> [Your task] Retype, exactly as they stand, the lines from the start of the data to the line that contains "const yMinorTicks = [1, 3, 5, 7, 9];", both ends included. Leave the pictures out.
** Begin Information provided **
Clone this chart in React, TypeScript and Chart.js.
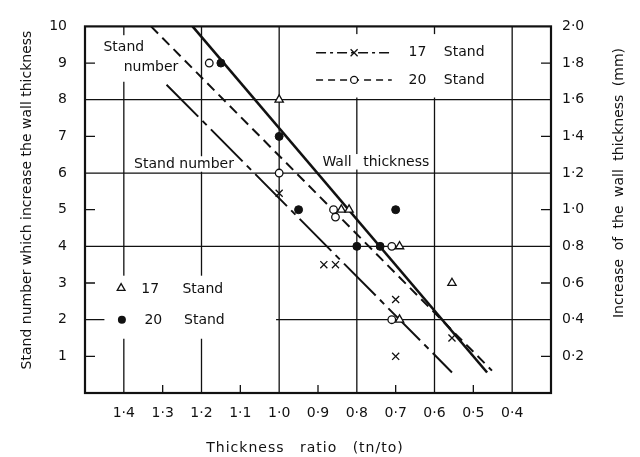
import React, { useEffect, useRef } from "react";
import { Chart, registerables } from "chart.js";

Chart.register(...registerables);

const FONT = '"DejaVu Sans", "Liberation Sans", sans-serif';
const INK = "#111";

// ---- axis ticks ----
const xTickValues = [1.4, 1.3, 1.2, 1.1, 1.0, 0.9, 0.8, 0.7, 0.6, 0.5, 0.4];
const xTickLabels = ["1·4", "1·3", "1·2", "1·1", "1·0", "0·9", "0·8", "0·7", "0·6", "0·5", "0·4"];
const leftTickValues = [1, 2, 3, 4, 5, 6, 7, 8, 9, 10];
const leftTickLabels = ["1", "2", "3", "4", "5", "6", "7", "8", "9", "10"];
const rightTickValues = [0.2, 0.4, 0.6, 0.8, 1.0, 1.2, 1.4, 1.6, 1.8, 2.0];
const rightTickLabels = ["0·2", "0·4", "0·6", "0·8", "1·0", "1·2", "1·4", "1·6", "1·8", "2·0"];

// grid
const xMajorGrid = [1.4, 1.2, 1.0, 0.8, 0.6, 0.4];
const xMinorTicks = [1.3, 1.1, 0.9, 0.7, 0.5];
const yMajorGrid = [2, 4, 6, 8];
const yMinorTicks = [1, 3, 5, 7, 9];

// ---- measured points ----
// stand number (left axis)
const tri17X = [1.0, 0.84, 0.82, 0.69, 0.555, 0.69];
const tri17Y = [8, 5, 5, 4, 3, 2];
const dot20X = [1.15, 1.0, 0.95, 0.7, 0.8, 0.74];
const dot20Y = [9, 7, 5, 5, 4, 4];
// increase of wall thickness, mm (right axis)
const circ20X = [1.18, 1.0, 0.86, 0.855, 0.71, 0.71];
const circ20Mm = [1.8, 1.2, 1.0, 0.96, 0.8, 0.4];
const cross17X = [1.0, 0.885, 0.855, 0.7, 0.555, 0.7];
const cross17Mm = [1.09, 0.7, 0.7, 0.51, 0.3, 0.2];

// ---- fitted lines ----
const wallLineX = [1.223, 0.4645];
const wallLineMm = [2.0, 0.112];
const stand20LineX = [1.33, 0.452];
const stand20LineY = [10, 0.61];
const stand17LineX = [1.29, 0.555];
const stand17LineY = [8.41, 0.56];

const pts = (xs: number[], ys: number[]) => xs.map((x, i) => ({ x, y: ys[i] }));
const labelFor = (vals: number[], labels: string[], v: number) => {
  const i = vals.findIndex((t) => Math.abs(t - v) < 1e-6);
  return i >= 0 ? labels[i] : "";
};

function marker(ctx: CanvasRenderingContext2D, style: string, x: number, y: number) {
  ctx.save();
  ctx.setLineDash([]);
  ctx.lineWidth = 1.3;
  ctx.strokeStyle = INK;
  ctx.fillStyle = "#fff";
  ctx.beginPath();
  if (style === "triangle") {
    const r = 4.5;
    ctx.moveTo(x, y - r);
    ctx.lineTo(x + r * 0.866, y + r * 0.5);
    ctx.lineTo(x - r * 0.866, y + r * 0.5);
    ctx.closePath();
    ctx.fill();
    ctx.stroke();
  } else if (style === "dot") {
    ctx.fillStyle = INK;
    ctx.arc(x, y, 4, 0, Math.PI * 2);
    ctx.fill();
  } else if (style === "circle") {
    ctx.arc(x, y, 3.5, 0, Math.PI * 2);
    ctx.fill();
    ctx.stroke();
  } else if (style === "cross") {
    const d = 3.5;
    ctx.moveTo(x - d, y - d);
    ctx.lineTo(x + d, y + d);
    ctx.moveTo(x + d, y - d);
    ctx.lineTo(x - d, y + d);
    ctx.stroke();
  }
  ctx.restore();
}

const figurePlugin = {
  id: "figure",
  beforeDatasetsDraw(chart: any) {
    const { ctx, chartArea: ca, scales } = chart;
    const xs = scales.x;
    const yl = scales.y;
    const yr = scales.y2;
    const X = (v: number) => xs.getPixelForValue(v);
    const Y = (v: number) => yl.getPixelForValue(v);
    const YR = (v: number) => yr.getPixelForValue(v);

    ctx.save();
    ctx.strokeStyle = INK;
    ctx.setLineDash([]);
    ctx.lineWidth = 1.3;
    ctx.beginPath();
    xMajorGrid.forEach((v) => {
      const x = X(v);
      ctx.moveTo(x, ca.top);
      ctx.lineTo(x, ca.bottom);
    });
    yMajorGrid.forEach((v) => {
      const y = Y(v);
      ctx.moveTo(ca.left, y);
      ctx.lineTo(ca.right, y);
    });
    yMinorTicks.forEach((v) => {
      const y = Y(v);
      ctx.moveTo(ca.left, y);
      ctx.lineTo(ca.left + 10, y);
      const yr2 = YR(v / 5);
      ctx.moveTo(ca.right, yr2);
      ctx.lineTo(ca.right - 10, yr2);
    });
    xMinorTicks.forEach((v) => {
      const x = X(v);
      ctx.moveTo(x, ca.bottom);
      ctx.lineTo(x, ca.bottom - 8);
    });
    ctx.stroke();

    ctx.lineWidth = 2.2;
    ctx.strokeRect(ca.left, ca.top, ca.right - ca.left, ca.bottom - ca.top);

    // white boxes (labels & legends interrupt the grid)
    const boxes = [
      [1.47, 1.25, 9.76, 8.49],
      [1.45, 1.008, 3.2, 1.48],
      [0.949, 0.414, 9.79, 8.06],
    ];
    ctx.fillStyle = "#fff";
    boxes.forEach(([x0, x1, y0, y1]) => {
      ctx.fillRect(X(x0), Y(y0), X(x1) - X(x0), Y(y1) - Y(y0));
    });

    ctx.font = `14px ${FONT}`;
    ctx.textBaseline = "middle";
    const note = (text: string, x: number, y: number, box: boolean, ws = 0) => {
      ctx.wordSpacing = `${ws}px`;
      const w = ctx.measureText(text).width;
      const px = X(x);
      const py = Y(y);
      if (box) {
        ctx.fillStyle = "#fff";
        ctx.fillRect(px - w / 2 - 3, py - 8, w + 6, 15.5);
      }
      ctx.fillStyle = INK;
      ctx.textAlign = "center";
      ctx.fillText(text, px, py);
      ctx.wordSpacing = "0px";
    };
    note("Stand", 1.4, 9.42, false);
    note("number", 1.33, 8.89, false);
    note("Stand number", 1.245, 6.24, true);
    note("Wall thickness", 0.751, 6.3, true, 7);

    // lower-left legend (stand number markers)
    ctx.textAlign = "left";
    ctx.fillStyle = INK;
    marker(ctx, "triangle", X(1.407), Y(2.86));
    ctx.fillText("17", X(1.355), Y(2.84));
    ctx.fillText("Stand", X(1.249), Y(2.84));
    marker(ctx, "dot", X(1.405), Y(2.0));
    ctx.fillText("20", X(1.347), Y(1.97));
    ctx.fillText("Stand", X(1.245), Y(1.97));

    // upper-right legend (wall thickness lines)
    const rows = [
      { y: 9.28, dash: [10, 4, 3, 4], mk: "cross", num: "17" },
      { y: 8.54, dash: [7, 5], mk: "circle", num: "20" },
    ];
    rows.forEach((r) => {
      const py = Y(r.y);
      ctx.save();
      ctx.lineWidth = 1.5;
      ctx.setLineDash(r.dash);
      ctx.beginPath();
      ctx.moveTo(X(0.905), py);
      ctx.lineTo(X(0.71), py);
      ctx.stroke();
      ctx.restore();
      marker(ctx, r.mk, X(0.807), py);
      ctx.fillStyle = INK;
      ctx.textAlign = "left";
      ctx.fillText(r.num, X(0.667), py);
      ctx.fillText("Stand", X(0.576), py);
    });

    // axis titles
    ctx.fillStyle = INK;
    ctx.textAlign = "center";
    ctx.save();
    ctx.translate(27, 200);
    ctx.rotate(-Math.PI / 2);
    ctx.fillText("Stand number which increase the wall thickness", 0, 0);
    ctx.restore();
    ctx.save();
    ctx.translate(619, 183);
    ctx.rotate(-Math.PI / 2);
    ctx.wordSpacing = "4px";
    ctx.fillText("Increase of the wall thickness (mm)", 0, 0);
    ctx.restore();
    ctx.save();
    ctx.letterSpacing = "1px";
    ctx.wordSpacing = "10px";
    ctx.fillText("Thickness ratio (tn/to)", 305, 448);
    ctx.restore();

    ctx.restore();
  },
};

export default function App() {
  const ref = useRef<HTMLCanvasElement>(null);
  useEffect(() => {
    document.body.style.margin = "0";
    const canvas = ref.current as HTMLCanvasElement;
    const tickFont = { family: FONT, size: 14 };
    const chart = new Chart(canvas, {
      type: "scatter",
      data: {
        datasets: [
          {
            label: "17 Stand (stand number)",
            data: pts(tri17X, tri17Y),
            yAxisID: "y",
            pointStyle: "triangle",
            pointRadius: 4.8,
            borderColor: INK,
            backgroundColor: "#fff",
            borderWidth: 1.3,
            order: 0,
          },
          {
            label: "20 Stand (stand number)",
            data: pts(dot20X, dot20Y),
            yAxisID: "y",
            pointStyle: "circle",
            pointRadius: 4,
            borderColor: INK,
            backgroundColor: INK,
            borderWidth: 1,
            order: 0,
          },
          {
            label: "20 Stand (wall thickness)",
            data: pts(circ20X, circ20Mm),
            yAxisID: "y2",
            pointStyle: "circle",
            pointRadius: 3.8,
            borderColor: INK,
            backgroundColor: "#fff",
            borderWidth: 1.3,
            order: 0,
          },
          {
            label: "17 Stand (wall thickness)",
            data: pts(cross17X, cross17Mm),
            yAxisID: "y2",
            pointStyle: "crossRot",
            pointRadius: 5,
            borderColor: INK,
            borderWidth: 1.3,
            order: 0,
          },
          {
            label: "Wall thickness",
            data: pts(wallLineX, wallLineMm),
            yAxisID: "y2",
            showLine: true,
            pointRadius: 0,
            borderColor: INK,
            borderWidth: 2.6,
            order: 1,
          },
          {
            label: "Stand number 20",
            data: pts(stand20LineX, stand20LineY),
            yAxisID: "y",
            showLine: true,
            pointRadius: 0,
            borderColor: INK,
            borderWidth: 2,
            borderDash: [10, 6],
            order: 1,
          },
          {
            label: "Stand number 17",
            data: pts(stand17LineX, stand17LineY),
            yAxisID: "y",
            showLine: true,
            pointRadius: 0,
            borderColor: INK,
            borderWidth: 2,
            borderDash: [45, 6, 6, 6],
            order: 1,
          },
        ],
      },
      options: {
        responsive: false,
        animation: false,
        events: [],
        layout: { padding: { top: 15, left: 0, right: 0, bottom: 0 } },
        plugins: { legend: { display: false }, tooltip: { enabled: false } },
        scales: {
          x: {
            type: "linear",
            position: "bottom",
            min: 0.3,
            max: 1.5,
            reverse: true,
            grid: { display: false, drawTicks: false },
            border: { display: false },
            afterBuildTicks: (s: any) => {
              s.ticks = xTickValues.map((v) => ({ value: v }));
            },
            afterFit: (s: any) => {
              s.height = 64;
            },
            ticks: {
              autoSkip: false,
              maxRotation: 0,
              padding: 12,
              color: INK,
              font: tickFont,
              callback: (v: any) => labelFor(xTickValues, xTickLabels, Number(v)),
            },
          },
          y: {
            type: "linear",
            position: "left",
            min: 0,
            max: 10,
            grid: { display: false, drawTicks: false },
            border: { display: false },
            afterBuildTicks: (s: any) => {
              s.ticks = leftTickValues.map((v) => ({ value: v }));
            },
            afterFit: (s: any) => {
              s.width = 85;
            },
            ticks: {
              autoSkip: false,
              padding: 18,
              color: INK,
              font: tickFont,
              callback: (v: any) => labelFor(leftTickValues, leftTickLabels, Number(v)),
            },
          },
          y2: {
            type: "linear",
            position: "right",
            min: 0,
            max: 2,
            grid: { display: false, drawTicks: false },
            border: { display: false },
            afterBuildTicks: (s: any) => {
              s.ticks = rightTickValues.map((v) => ({ value: v }));
            },
            afterFit: (s: any) => {
              s.width = 89;
            },
            ticks: {
              autoSkip: false,
              padding: 11,
              color: INK,
              font: tickFont,
              callback: (v: any) => labelFor(rightTickValues, rightTickLabels, Number(v)),
            },
          },
        },
      },
      plugins: [figurePlugin],
    } as any);
    return () => chart.destroy();
  }, []);
  return (
    <div style={{ width: 640, height: 457 }}>
      <canvas ref={ref} width={640} height={457} style={{ display: "block" }} />
    </div>
  );
}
** End Information provided **
> [Solved problem]
Clone this chart in React, TypeScript and Chart.js.
import React, { useEffect, useRef } from "react";
import { Chart, registerables } from "chart.js";

Chart.register(...registerables);

const FONT = '"DejaVu Sans", "Liberation Sans", sans-serif';
const INK = "#111";

// ---- axis ticks ----
const xTickValues = [1.4, 1.3, 1.2, 1.1, 1.0, 0.9, 0.8, 0.7, 0.6, 0.5, 0.4];
const xTickLabels = ["1·4", "1·3", "1·2", "1·1", "1·0", "0·9", "0·8", "0·7", "0·6", "0·5", "0·4"];
const leftTickValues = [1, 2, 3, 4, 5, 6, 7, 8, 9, 10];
const leftTickLabels = ["1", "2", "3", "4", "5", "6", "7", "8", "9", "10"];
const rightTickValues = [0.2, 0.4, 0.6, 0.8, 1.0, 1.2, 1.4, 1.6, 1.8, 2.0];
const rightTickLabels = ["0·2", "0·4", "0·6", "0·8", "1·0", "1·2", "1·4", "1·6", "1·8", "2·0"];

// grid
const xMajorGrid = [1.4, 1.2, 1.0, 0.8, 0.6, 0.4];
const xMinorTicks = [1.3, 1.1, 0.9, 0.7, 0.5];
const yMajorGrid = [2, 4, 6, 8];
const yMinorTicks = [1, 3, 5, 7, 9];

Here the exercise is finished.